▶ **EXERCISE DESCRIPTION**: Your task is to give the listing below back word for word, pictures excluded.

▶ **GIVEN INFORMATION**:
**********
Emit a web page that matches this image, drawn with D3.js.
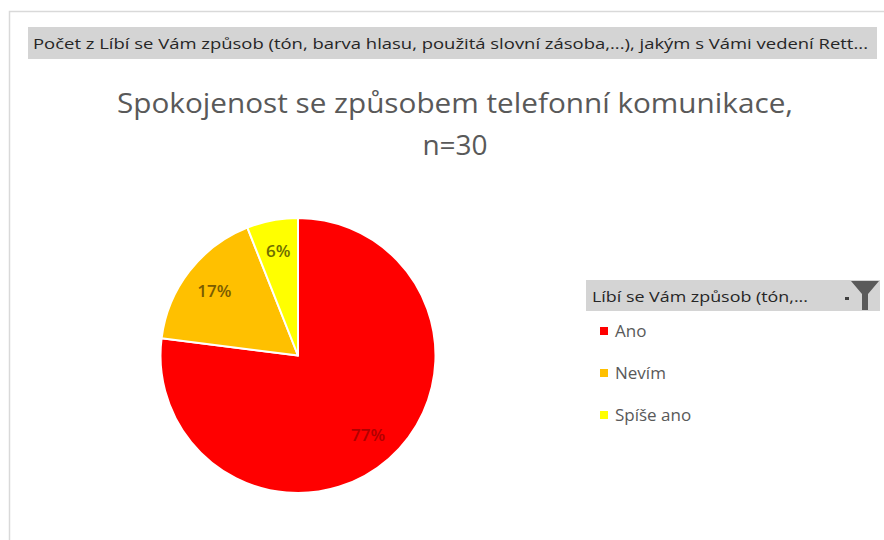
<!DOCTYPE html>
<html>
<head>
<meta charset="utf-8">
<script src="https://cdn.jsdelivr.net/npm/d3@7"></script>
<style>
  html, body { margin: 0; padding: 0; background: #fff; }
  svg { display: block; font-family: "Open Sans", "Noto Sans", sans-serif; }
</style>
</head>
<body>
<svg id="chart" width="884" height="540"></svg>
<script>
// Survey answers (share of respondents, %)
const categories = ["Ano", "Nevím", "Spíše ano"];
const values = [77, 17, 6];
const labels = ["77%", "17%", "6%"];
const colors = ["#FF0000", "#FFC000", "#FFFF00"];
const labelColors = ["#B00000", "#7A5C00", "#6E6E00"];

const fieldButtonText = "Počet z Líbí se Vám způsob (tón, barva hlasu, použitá slovní zásoba,...), jakým s Vámi vedení Rett...";
const titleLines = ["Spokojenost se způsobem telefonní komunikace,", "n=30"];
const legendTitle = "Líbí se Vám způsob (tón,...";

const svg = d3.select("#chart");

// Chart area frame (top and left edges)
svg.append("path")
  .attr("d", "M9.5,540 V11.5 H884")
  .attr("fill", "none")
  .attr("stroke", "#d9d9d9")
  .attr("stroke-width", 1.5);

// Value field button
const fb = svg.append("g");
fb.append("rect")
  .attr("x", 28).attr("y", 27).attr("width", 849).attr("height", 32)
  .attr("fill", "#d4d4d4");
fb.append("text")
  .attr("x", 33).attr("y", 49)
  .attr("font-size", 15)
  .attr("fill", "#262626")
  .attr("textLength", 835).attr("lengthAdjust", "spacingAndGlyphs")
  .text(fieldButtonText);

// Title
svg.append("text")
  .attr("x", 455).attr("y", 113)
  .attr("text-anchor", "middle")
  .attr("font-size", 28)
  .attr("fill", "#595959")
  .attr("textLength", 676).attr("lengthAdjust", "spacingAndGlyphs")
  .text(titleLines[0]);
svg.append("text")
  .attr("x", 455).attr("y", 155)
  .attr("text-anchor", "middle")
  .attr("font-size", 28)
  .attr("fill", "#595959")
  .text(titleLines[1]);

// Pie
const cx = 298, cy = 355.5, radius = 137.5;
const pie = d3.pie().sort(null).value(d => d.value);
const data = categories.map((c, i) => ({ name: c, value: values[i], label: labels[i], i }));
const arcs = pie(data);
const arc = d3.arc().innerRadius(0).outerRadius(radius);
const labelArc = d3.arc().innerRadius(radius * 0.77).outerRadius(radius * 0.77);

const pg = svg.append("g").attr("transform", `translate(${cx},${cy})`);
pg.selectAll("path.slice")
  .data(arcs)
  .join("path")
  .attr("class", "slice")
  .attr("d", arc)
  .attr("fill", d => colors[d.data.i])
  .attr("stroke", "#ffffff")
  .attr("stroke-width", 2)
  .attr("stroke-linejoin", "round");

pg.selectAll("text.lbl")
  .data(arcs)
  .join("text")
  .attr("class", "lbl")
  .attr("transform", d => `translate(${labelArc.centroid(d)})`)
  .attr("text-anchor", "middle")
  .attr("dy", "0.35em")
  .attr("font-size", 17)
  .attr("font-weight", 600)
  .attr("fill", d => labelColors[d.data.i])
  .text(d => d.data.label);

// Legend field button
const lg = svg.append("g");
lg.append("rect")
  .attr("x", 586).attr("y", 280).attr("width", 294).attr("height", 31)
  .attr("fill", "#d4d4d4");
lg.append("text")
  .attr("x", 592).attr("y", 302)
  .attr("font-size", 15)
  .attr("fill", "#262626")
  .attr("textLength", 216).attr("lengthAdjust", "spacingAndGlyphs")
  .text(legendTitle);
// dropdown marker and filter funnel
lg.append("rect")
  .attr("x", 845).attr("y", 297).attr("width", 4).attr("height", 3)
  .attr("fill", "#404040");
lg.append("path")
  .attr("d", "M851,281 H879 L868,294 V310 H862 V294 Z")
  .attr("fill", "#5a5a5a");

// Legend entries
const ly = d3.scalePoint().domain(categories).range([331, 415]);
const items = lg.selectAll("g.item")
  .data(categories)
  .join("g")
  .attr("class", "item")
  .attr("transform", d => `translate(600,${ly(d)})`);
items.append("rect")
  .attr("x", 0).attr("y", -4).attr("width", 8).attr("height", 8)
  .attr("fill", (d, i) => colors[i]);
items.append("text")
  .attr("x", 15).attr("y", 0)
  .attr("dy", "0.35em")
  .attr("font-size", 17)
  .attr("fill", "#595959")
  .text(d => d);
</script>
</body>
</html>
**********
▶ **SOLUTION**:
Emit a web page that matches this image, drawn with D3.js.
<!DOCTYPE html>
<html>
<head>
<meta charset="utf-8">
<script src="https://cdn.jsdelivr.net/npm/d3@7"></script>
<style>
  html, body { margin: 0; padding: 0; background: #fff; }
  svg { display: block; font-family: "Open Sans", "Noto Sans", sans-serif; }
</style>
</head>
<body>
<svg id="chart" width="884" height="540"></svg>
<script>
// Survey answers (share of respondents, %)
const categories = ["Ano", "Nevím", "Spíše ano"];
const values = [77, 17, 6];
const labels = ["77%", "17%", "6%"];
const colors = ["#FF0000", "#FFC000", "#FFFF00"];
const labelColors = ["#B00000", "#7A5C00", "#6E6E00"];

const fieldButtonText = "Počet z Líbí se Vám způsob (tón, barva hlasu, použitá slovní zásoba,...), jakým s Vámi vedení Rett...";
const titleLines = ["Spokojenost se způsobem telefonní komunikace,", "n=30"];
const legendTitle = "Líbí se Vám způsob (tón,...";

const svg = d3.select("#chart");

// Chart area frame (top and left edges)
svg.append("path")
  .attr("d", "M9.5,540 V11.5 H884")
  .attr("fill", "none")
  .attr("stroke", "#d9d9d9")
  .attr("stroke-width", 1.5);

// Value field button
const fb = svg.append("g");
fb.append("rect")
  .attr("x", 28).attr("y", 27).attr("width", 849).attr("height", 32)
  .attr("fill", "#d4d4d4");
fb.append("text")
  .attr("x", 33).attr("y", 49)
  .attr("font-size", 15)
  .attr("fill", "#262626")
  .attr("textLength", 835).attr("lengthAdjust", "spacingAndGlyphs")
  .text(fieldButtonText);

// Title
svg.append("text")
  .attr("x", 455).attr("y", 113)
  .attr("text-anchor", "middle")
  .attr("font-size", 28)
  .attr("fill", "#595959")
  .attr("textLength", 676).attr("lengthAdjust", "spacingAndGlyphs")
  .text(titleLines[0]);
svg.append("text")
  .attr("x", 455).attr("y", 155)
  .attr("text-anchor", "middle")
  .attr("font-size", 28)
  .attr("fill", "#595959")
  .text(titleLines[1]);

// Pie
const cx = 298, cy = 355.5, radius = 137.5;
const pie = d3.pie().sort(null).value(d => d.value);
const data = categories.map((c, i) => ({ name: c, value: values[i], label: labels[i], i }));
const arcs = pie(data);
const arc = d3.arc().innerRadius(0).outerRadius(radius);
const labelArc = d3.arc().innerRadius(radius * 0.77).outerRadius(radius * 0.77);

const pg = svg.append("g").attr("transform", `translate(${cx},${cy})`);
pg.selectAll("path.slice")
  .data(arcs)
  .join("path")
  .attr("class", "slice")
  .attr("d", arc)
  .attr("fill", d => colors[d.data.i])
  .attr("stroke", "#ffffff")
  .attr("stroke-width", 2)
  .attr("stroke-linejoin", "round");

pg.selectAll("text.lbl")
  .data(arcs)
  .join("text")
  .attr("class", "lbl")
  .attr("transform", d => `translate(${labelArc.centroid(d)})`)
  .attr("text-anchor", "middle")
  .attr("dy", "0.35em")
  .attr("font-size", 17)
  .attr("font-weight", 600)
  .attr("fill", d => labelColors[d.data.i])
  .text(d => d.data.label);

// Legend field button
const lg = svg.append("g");
lg.append("rect")
  .attr("x", 586).attr("y", 280).attr("width", 294).attr("height", 31)
  .attr("fill", "#d4d4d4");
lg.append("text")
  .attr("x", 592).attr("y", 302)
  .attr("font-size", 15)
  .attr("fill", "#262626")
  .attr("textLength", 216).attr("lengthAdjust", "spacingAndGlyphs")
  .text(legendTitle);
// dropdown marker and filter funnel
lg.append("rect")
  .attr("x", 845).attr("y", 297).attr("width", 4).attr("height", 3)
  .attr("fill", "#404040");
lg.append("path")
  .attr("d", "M851,281 H879 L868,294 V310 H862 V294 Z")
  .attr("fill", "#5a5a5a");

// Legend entries
const ly = d3.scalePoint().domain(categories).range([331, 415]);
const items = lg.selectAll("g.item")
  .data(categories)
  .join("g")
  .attr("class", "item")
  .attr("transform", d => `translate(600,${ly(d)})`);
items.append("rect")
  .attr("x", 0).attr("y", -4).attr("width", 8).attr("height", 8)
  .attr("fill", (d, i) => colors[i]);
items.append("text")
  .attr("x", 15).attr("y", 0)
  .attr("dy", "0.35em")
  .attr("font-size", 17)
  .attr("fill", "#595959")
  .text(d => d);
</script>
</body>
</html>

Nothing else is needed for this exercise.